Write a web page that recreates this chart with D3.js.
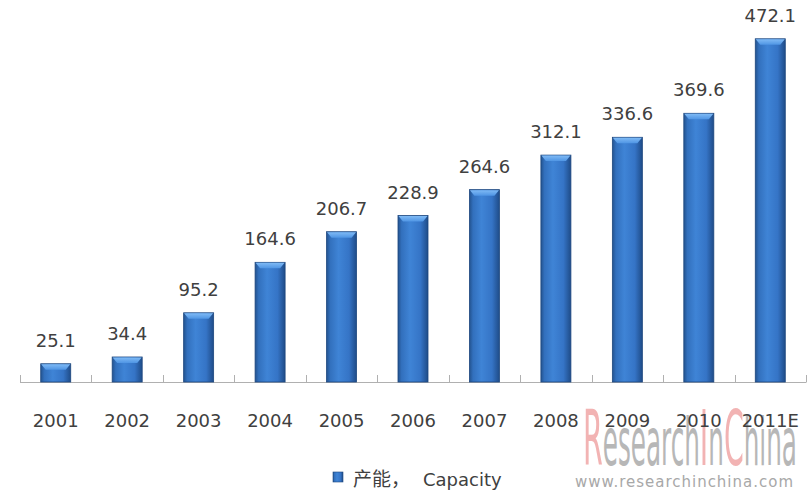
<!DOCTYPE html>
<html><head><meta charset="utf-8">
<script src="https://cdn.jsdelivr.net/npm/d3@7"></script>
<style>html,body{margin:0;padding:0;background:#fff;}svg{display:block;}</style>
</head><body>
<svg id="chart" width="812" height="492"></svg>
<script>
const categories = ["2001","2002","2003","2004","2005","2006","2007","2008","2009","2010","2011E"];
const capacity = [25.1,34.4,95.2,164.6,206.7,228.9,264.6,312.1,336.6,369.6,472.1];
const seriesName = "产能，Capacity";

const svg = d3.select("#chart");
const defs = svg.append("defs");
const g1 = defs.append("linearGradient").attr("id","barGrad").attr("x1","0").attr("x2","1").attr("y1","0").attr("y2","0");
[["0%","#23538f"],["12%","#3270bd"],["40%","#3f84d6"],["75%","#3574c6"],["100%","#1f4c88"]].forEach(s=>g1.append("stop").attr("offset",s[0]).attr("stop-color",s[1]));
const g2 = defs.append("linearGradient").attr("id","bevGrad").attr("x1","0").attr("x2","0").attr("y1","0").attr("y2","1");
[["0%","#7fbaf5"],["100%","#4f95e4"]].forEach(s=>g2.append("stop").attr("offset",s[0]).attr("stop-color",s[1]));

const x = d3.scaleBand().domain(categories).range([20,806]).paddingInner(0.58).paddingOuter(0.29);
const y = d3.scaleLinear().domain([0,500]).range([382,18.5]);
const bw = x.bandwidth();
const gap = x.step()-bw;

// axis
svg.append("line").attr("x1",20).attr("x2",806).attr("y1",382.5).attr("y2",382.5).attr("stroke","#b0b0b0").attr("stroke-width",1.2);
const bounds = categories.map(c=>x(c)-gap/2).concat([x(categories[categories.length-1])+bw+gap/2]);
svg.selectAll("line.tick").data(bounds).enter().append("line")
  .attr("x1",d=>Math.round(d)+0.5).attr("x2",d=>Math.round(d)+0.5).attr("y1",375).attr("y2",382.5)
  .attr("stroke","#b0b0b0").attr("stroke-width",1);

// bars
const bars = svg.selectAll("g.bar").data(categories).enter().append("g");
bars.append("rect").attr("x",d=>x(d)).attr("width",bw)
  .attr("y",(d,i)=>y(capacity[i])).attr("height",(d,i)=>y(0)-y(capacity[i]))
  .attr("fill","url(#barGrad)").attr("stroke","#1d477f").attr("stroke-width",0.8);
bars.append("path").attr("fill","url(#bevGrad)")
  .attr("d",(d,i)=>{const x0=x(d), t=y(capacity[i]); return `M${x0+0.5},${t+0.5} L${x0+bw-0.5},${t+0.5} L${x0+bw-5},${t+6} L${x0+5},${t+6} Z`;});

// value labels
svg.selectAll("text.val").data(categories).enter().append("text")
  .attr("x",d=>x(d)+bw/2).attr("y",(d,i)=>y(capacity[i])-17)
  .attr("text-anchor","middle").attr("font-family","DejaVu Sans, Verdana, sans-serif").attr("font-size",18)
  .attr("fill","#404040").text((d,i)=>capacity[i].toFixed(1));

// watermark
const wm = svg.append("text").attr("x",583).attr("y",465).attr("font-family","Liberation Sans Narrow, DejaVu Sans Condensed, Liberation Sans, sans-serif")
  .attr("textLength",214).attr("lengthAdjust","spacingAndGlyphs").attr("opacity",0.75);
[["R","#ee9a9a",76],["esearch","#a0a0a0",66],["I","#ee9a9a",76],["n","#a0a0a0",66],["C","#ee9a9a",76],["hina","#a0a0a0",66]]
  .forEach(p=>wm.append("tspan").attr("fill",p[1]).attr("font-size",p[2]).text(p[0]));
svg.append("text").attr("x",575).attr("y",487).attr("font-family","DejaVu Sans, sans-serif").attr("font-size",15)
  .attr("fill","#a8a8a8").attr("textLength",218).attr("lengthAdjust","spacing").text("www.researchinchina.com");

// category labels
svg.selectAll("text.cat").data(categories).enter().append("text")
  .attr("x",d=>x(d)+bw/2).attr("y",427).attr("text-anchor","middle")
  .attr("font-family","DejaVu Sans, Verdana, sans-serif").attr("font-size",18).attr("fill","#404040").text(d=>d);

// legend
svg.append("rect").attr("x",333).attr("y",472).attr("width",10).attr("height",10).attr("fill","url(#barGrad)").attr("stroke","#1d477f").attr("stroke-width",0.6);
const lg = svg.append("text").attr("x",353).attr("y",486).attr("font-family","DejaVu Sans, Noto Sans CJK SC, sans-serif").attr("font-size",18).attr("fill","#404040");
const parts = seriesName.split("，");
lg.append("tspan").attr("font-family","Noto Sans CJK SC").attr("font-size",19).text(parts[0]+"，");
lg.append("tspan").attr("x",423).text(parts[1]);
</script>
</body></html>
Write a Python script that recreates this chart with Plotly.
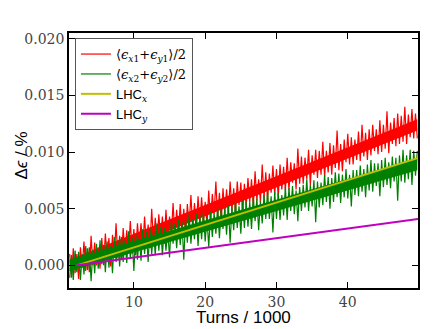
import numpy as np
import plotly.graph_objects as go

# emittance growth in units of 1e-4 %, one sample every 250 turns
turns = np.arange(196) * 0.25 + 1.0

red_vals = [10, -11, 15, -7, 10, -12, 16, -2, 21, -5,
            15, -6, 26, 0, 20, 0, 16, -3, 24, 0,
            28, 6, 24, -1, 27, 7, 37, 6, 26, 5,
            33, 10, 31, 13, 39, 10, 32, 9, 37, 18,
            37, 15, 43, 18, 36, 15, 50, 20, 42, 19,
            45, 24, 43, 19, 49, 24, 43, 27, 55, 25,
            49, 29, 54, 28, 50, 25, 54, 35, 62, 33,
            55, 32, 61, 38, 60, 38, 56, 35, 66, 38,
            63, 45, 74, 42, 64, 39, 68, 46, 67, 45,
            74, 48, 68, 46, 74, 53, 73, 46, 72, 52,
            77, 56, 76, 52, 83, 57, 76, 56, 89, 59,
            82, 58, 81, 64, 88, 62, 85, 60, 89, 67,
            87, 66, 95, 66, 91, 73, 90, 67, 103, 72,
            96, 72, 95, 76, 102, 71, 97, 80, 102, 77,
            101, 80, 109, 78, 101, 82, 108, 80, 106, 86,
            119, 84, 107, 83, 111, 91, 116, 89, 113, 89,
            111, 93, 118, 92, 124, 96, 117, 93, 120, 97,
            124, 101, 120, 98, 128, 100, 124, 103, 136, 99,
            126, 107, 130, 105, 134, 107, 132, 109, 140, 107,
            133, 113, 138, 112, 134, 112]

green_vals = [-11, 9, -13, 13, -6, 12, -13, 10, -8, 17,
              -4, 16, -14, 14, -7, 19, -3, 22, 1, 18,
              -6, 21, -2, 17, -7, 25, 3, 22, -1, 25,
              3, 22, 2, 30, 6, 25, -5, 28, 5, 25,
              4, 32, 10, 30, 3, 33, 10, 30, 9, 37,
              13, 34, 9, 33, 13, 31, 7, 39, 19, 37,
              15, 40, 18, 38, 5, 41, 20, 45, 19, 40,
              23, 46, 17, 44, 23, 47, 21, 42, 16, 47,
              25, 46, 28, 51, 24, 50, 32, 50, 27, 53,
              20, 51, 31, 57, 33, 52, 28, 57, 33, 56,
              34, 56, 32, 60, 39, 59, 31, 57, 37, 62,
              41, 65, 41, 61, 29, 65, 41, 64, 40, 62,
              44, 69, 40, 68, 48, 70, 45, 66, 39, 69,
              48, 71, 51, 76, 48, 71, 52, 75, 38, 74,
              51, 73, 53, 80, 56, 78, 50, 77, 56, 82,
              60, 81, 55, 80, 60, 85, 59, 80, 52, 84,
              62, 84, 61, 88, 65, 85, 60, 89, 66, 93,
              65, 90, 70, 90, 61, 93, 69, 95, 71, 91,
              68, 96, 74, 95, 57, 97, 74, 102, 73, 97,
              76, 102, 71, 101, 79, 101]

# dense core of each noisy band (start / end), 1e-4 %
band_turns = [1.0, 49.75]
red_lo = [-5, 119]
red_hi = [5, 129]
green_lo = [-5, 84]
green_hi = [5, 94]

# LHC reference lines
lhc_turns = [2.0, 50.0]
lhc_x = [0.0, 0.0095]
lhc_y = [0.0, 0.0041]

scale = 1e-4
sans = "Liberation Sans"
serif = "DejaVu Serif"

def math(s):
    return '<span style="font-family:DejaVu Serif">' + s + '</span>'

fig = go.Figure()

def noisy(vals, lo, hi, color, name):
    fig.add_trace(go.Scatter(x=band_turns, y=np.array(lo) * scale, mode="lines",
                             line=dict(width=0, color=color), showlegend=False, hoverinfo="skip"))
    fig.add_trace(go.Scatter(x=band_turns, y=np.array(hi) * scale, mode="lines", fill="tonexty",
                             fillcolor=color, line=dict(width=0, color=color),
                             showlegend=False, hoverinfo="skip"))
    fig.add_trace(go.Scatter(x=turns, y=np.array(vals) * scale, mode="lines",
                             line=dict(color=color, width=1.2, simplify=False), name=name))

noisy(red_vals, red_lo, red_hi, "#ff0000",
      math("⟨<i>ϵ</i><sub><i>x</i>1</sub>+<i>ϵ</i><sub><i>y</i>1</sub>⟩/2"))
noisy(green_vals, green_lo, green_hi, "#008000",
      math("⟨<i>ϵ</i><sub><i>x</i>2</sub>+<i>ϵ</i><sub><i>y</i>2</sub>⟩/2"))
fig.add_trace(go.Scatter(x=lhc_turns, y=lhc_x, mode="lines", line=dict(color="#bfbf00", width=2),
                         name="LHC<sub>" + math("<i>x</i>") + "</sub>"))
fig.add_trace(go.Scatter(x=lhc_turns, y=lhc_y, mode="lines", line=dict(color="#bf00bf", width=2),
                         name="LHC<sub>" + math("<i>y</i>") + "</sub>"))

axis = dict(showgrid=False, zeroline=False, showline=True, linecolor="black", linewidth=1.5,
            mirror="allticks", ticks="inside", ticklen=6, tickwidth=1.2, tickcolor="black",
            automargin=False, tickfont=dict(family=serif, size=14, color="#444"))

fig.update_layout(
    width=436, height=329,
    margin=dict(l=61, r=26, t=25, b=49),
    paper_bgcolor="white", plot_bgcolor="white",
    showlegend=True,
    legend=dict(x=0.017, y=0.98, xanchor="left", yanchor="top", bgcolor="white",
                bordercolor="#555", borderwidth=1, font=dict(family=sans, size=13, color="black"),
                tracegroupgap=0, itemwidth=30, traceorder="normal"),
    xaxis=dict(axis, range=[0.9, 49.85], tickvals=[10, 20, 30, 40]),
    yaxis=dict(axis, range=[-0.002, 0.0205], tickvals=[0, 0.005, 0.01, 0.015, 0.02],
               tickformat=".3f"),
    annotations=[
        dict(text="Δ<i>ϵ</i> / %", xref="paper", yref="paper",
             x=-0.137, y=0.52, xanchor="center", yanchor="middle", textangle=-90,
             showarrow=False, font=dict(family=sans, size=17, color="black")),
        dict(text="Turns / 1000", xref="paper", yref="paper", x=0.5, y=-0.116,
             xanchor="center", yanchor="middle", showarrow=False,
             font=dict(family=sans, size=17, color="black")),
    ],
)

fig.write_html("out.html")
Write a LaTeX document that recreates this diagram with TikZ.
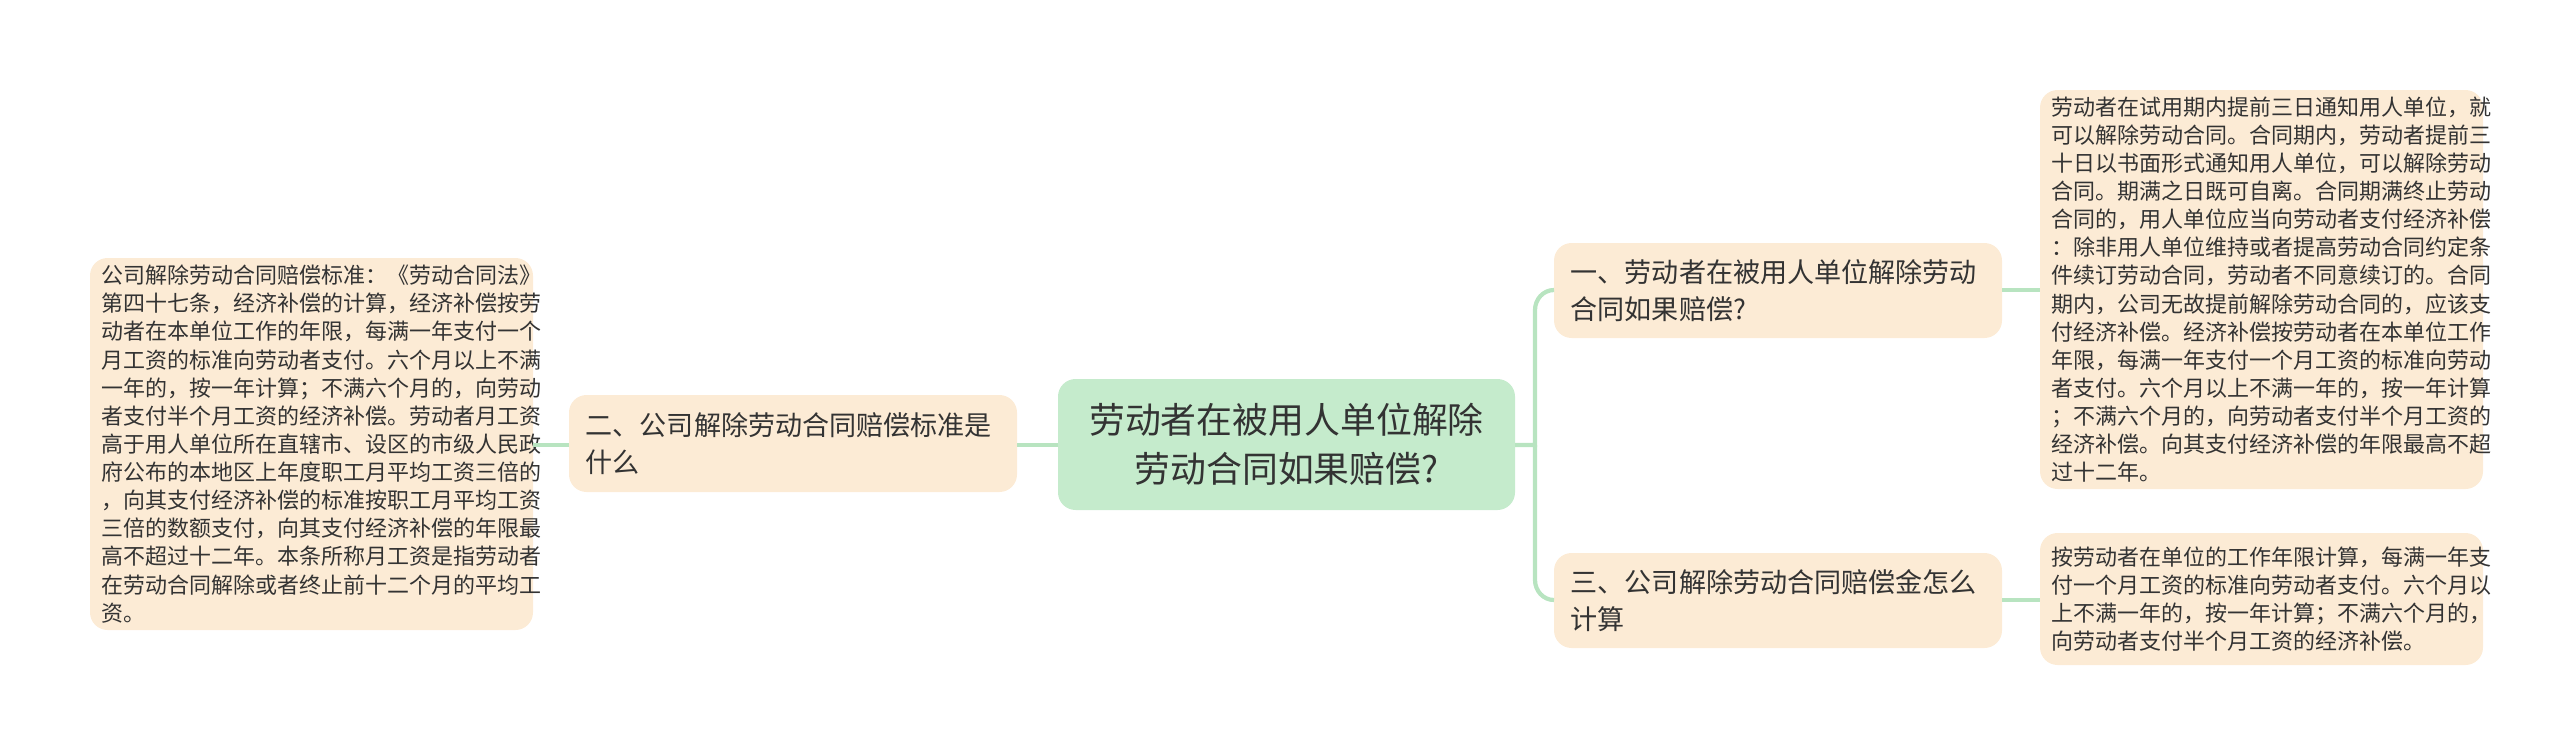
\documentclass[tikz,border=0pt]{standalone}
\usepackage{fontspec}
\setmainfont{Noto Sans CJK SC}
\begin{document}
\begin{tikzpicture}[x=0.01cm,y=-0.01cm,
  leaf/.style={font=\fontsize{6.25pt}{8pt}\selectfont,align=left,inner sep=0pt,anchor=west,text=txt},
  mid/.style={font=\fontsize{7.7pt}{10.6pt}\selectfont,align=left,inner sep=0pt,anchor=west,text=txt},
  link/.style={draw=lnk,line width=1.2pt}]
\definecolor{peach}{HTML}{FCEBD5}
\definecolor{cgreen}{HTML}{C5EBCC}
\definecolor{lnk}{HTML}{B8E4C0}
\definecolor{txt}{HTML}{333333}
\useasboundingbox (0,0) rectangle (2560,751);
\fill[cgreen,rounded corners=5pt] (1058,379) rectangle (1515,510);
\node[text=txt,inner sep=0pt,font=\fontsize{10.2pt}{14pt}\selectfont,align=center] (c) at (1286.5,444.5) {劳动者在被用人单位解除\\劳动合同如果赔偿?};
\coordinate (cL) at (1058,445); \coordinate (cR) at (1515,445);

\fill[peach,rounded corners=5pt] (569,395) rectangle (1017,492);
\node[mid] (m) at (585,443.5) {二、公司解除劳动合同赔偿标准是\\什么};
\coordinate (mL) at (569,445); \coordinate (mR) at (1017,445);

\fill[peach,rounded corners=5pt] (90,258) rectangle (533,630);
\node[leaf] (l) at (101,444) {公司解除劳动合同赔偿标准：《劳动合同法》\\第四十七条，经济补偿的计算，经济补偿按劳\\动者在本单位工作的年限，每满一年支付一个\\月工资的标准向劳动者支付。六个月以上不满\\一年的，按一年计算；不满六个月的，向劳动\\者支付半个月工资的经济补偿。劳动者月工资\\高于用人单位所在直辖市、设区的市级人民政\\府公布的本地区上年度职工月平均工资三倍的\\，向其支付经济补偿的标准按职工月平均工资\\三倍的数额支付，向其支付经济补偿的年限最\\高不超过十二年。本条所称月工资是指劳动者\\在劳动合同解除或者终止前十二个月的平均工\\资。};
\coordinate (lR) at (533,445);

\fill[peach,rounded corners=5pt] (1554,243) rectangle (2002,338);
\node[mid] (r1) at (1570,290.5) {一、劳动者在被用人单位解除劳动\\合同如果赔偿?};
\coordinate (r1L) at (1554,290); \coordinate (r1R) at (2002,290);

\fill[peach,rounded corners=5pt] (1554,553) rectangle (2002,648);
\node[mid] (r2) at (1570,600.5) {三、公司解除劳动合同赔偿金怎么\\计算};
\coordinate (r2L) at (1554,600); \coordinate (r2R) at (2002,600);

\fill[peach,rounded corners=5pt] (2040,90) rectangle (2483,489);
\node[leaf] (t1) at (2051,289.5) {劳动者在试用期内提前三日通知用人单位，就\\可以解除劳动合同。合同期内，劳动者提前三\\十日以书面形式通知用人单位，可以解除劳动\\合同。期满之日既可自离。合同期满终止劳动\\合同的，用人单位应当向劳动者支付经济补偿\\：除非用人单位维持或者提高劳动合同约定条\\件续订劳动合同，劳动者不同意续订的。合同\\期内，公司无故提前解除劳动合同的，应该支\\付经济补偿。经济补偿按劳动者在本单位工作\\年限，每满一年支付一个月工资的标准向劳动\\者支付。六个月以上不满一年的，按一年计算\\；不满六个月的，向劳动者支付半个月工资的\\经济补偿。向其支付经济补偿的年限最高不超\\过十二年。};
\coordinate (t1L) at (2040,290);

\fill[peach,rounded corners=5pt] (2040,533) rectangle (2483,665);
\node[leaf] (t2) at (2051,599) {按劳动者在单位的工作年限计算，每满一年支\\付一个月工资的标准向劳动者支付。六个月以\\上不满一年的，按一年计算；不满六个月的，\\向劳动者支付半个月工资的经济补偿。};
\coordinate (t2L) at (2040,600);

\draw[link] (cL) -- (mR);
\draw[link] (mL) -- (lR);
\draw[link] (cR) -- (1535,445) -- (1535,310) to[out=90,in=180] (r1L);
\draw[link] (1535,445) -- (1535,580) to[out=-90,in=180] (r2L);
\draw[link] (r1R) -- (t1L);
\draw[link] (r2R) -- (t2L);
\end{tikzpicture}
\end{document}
..........
→ **Work required**:
Set down, without pictures, the lines between the line holding "Write a Python" and the line holding "turns = np.arange(196) * 0.25 + 1.0", both inclusive.

→ **Finished task**:
Write a Python script that recreates this chart with Plotly.
import numpy as np
import plotly.graph_objects as go

# emittance growth in units of 1e-4 %, one sample every 250 turns
turns = np.arange(196) * 0.25 + 1.0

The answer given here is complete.